Take Time to Listen to Friends in Need
Dartmouth teaches us many things, but perhaps most importantly, it teaches us the ability to think and act as educated and informed human beings. And in doing so, it often challenges us to push ourselves to the limit in terms of commitments and dedication, both in and out of the classroom. And many of us accept that challenge, if not happily, often at least grudgingly.
But what price are we paying? I will for the moment neglect any physical or mental toll this effort may exact, because I think we have all heard (many more times than we care to admit) about the detriments of our lifestyles to our bodies, our minds and our abilities to cope with stress. Instead, I will focus on the interpersonal aspect of our existence at Dartmouth. I propose that the most important words in the opening sentence of this column are not "educated" or "informed," but "human beings."
In the process of balancing demands and juggling commitments, perhaps the most critical thing we as students lose is our connection with others. How many times are conversations halted, lunches cut short or blitzes unanswered, because we are "busy"? How many times have you stopped yourself before telling someone a personal problem, because you knew how tired and stressed the other person was, and you didn't want to add to it? Is it any wonder that people at Dartmouth might at times feel that they cannot show others that they are anything but "okay" or "perfect," when a spontaneous in-depth conversation about heartfelt matters could be stopped at the drop of a hat in favor of another, apparently more important, commitment on the Day Planner -- meeting someone for coffee, going to practice, writing up a lab or watching ER, even?
A friend recounted to me a story about her freshman year: She ran into an acquaintance after a particularly upsetting event and she was asked, "How are you?" My friend responded that she was upset and was in general having a difficult time. "Oh, that's great," her acquaintance said, as she kept walking. Has this ever happened to you? Could you have ever been the acquaintance? How many times have you stopped to actually hear what the person responds when you blithely ask, "How are you?" in passing? We are so accustomed to hearing the "typical" Dartmouth answers -- fine, great, not bad, okay -- that anything else may not even have registered.
Granted, this is a particularly blunt example, but imagine this same type of interaction taking place very subtly each day. When a friend calls, "just to chat," do you think to question why he might be calling, rather than blitzing? Do you think, when he says that things are "fine," (with just a split-second of hesitation), to ask, "Are you sure?" Have you ever thought, just for a moment, that in calling you, he might be silently saying, "I am really depressed and I can't deal with these feelings anymore, and you're the person I chose to call and try to connect with right this minute"?

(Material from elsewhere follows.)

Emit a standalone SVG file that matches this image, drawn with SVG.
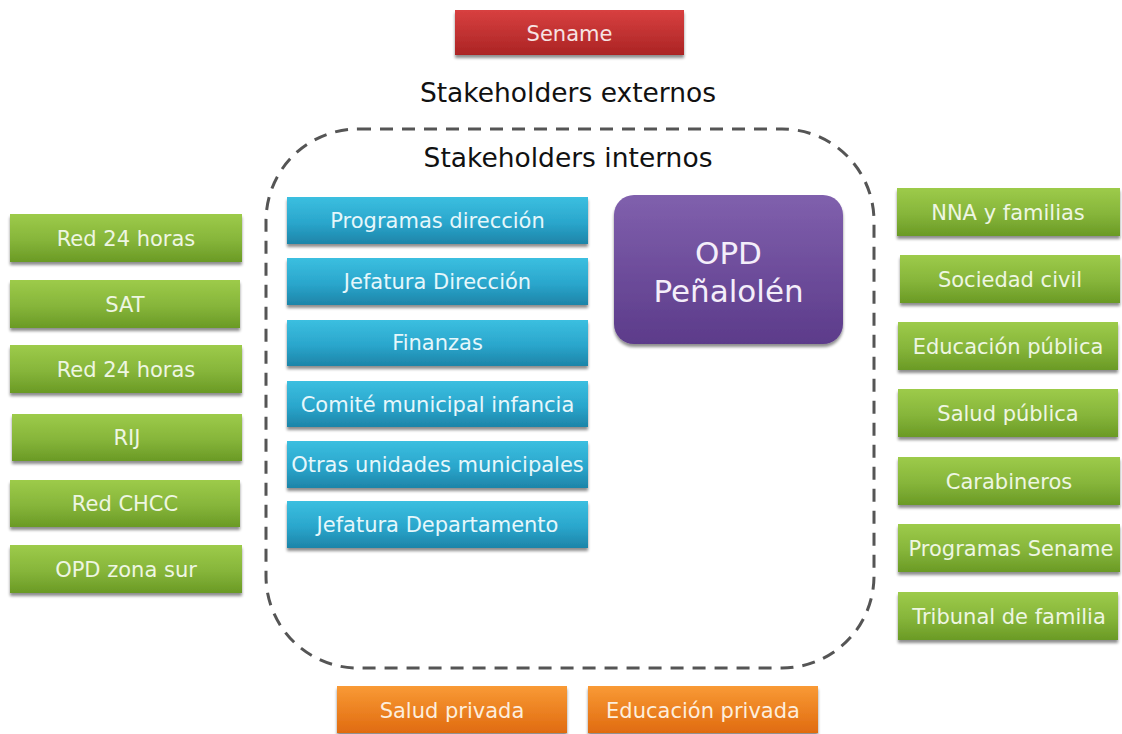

More often than not, your internal questioning would probably be unnecessary. Most times when my phone rings, the person on the other end isn't worried about making it through the day. How do I know? I watch them or listen to them. If someone says he's fine, I quickly (and rather automatically and unconsciously, at this point), ask myself, did his smile match the tone, or her inflection match the glance? If not, I take a second, and ask, "Really?"
You would be surprised what one second can do. You may laugh now, but there will, in all probability, be a time in your life when that question is not entirely unnecessary. So the next time you talk with someone, take a second or two from your busy day to listen -- really listen -- to what she says, and when she is done telling you she's okay, ask her again: "Really?"
This is not a simple solution. Sometimes, the answer won't be "Yeah, really," and we will have to take time from our days, reshuffle some priorities (maybe even forego some altogether) and put another person before ourselves and our deceptively pressing commitments. And though it doesn't take much time, it does take energy -- the energy required to move beyond yourself and be present and active in your community, and the energy required to try to resonate with and understand what another person is going through. But it is something relatively small that we can do to make the people around us know that we care about what is going on in their lives, in their minds and in their hearts.
It's actually a self-perpetuating cycle, because if everyone does it, you will regain the energy you expend in the process. Someone will be there for you when you've pasted a smile on your face to cover the stresses and worries of your life.
None of us is ever responsible for what another person chooses to do, but we are all responsible for making this world, and more pertinently, our immediate community, as livable as possible, on an everyday basis. So in this sense, it's not even a solution; it's simply a step toward creating a community in which we value people more than we value our grade point averages, our future jobs, our team standings or our awards. And it is the first step toward Dartmouth becoming a place that will teach us what we need to know in order to become more effective teachers, doctors, administrators, lawyers, parents and friends: That the only way we will all make it through is by caring about each other -- really.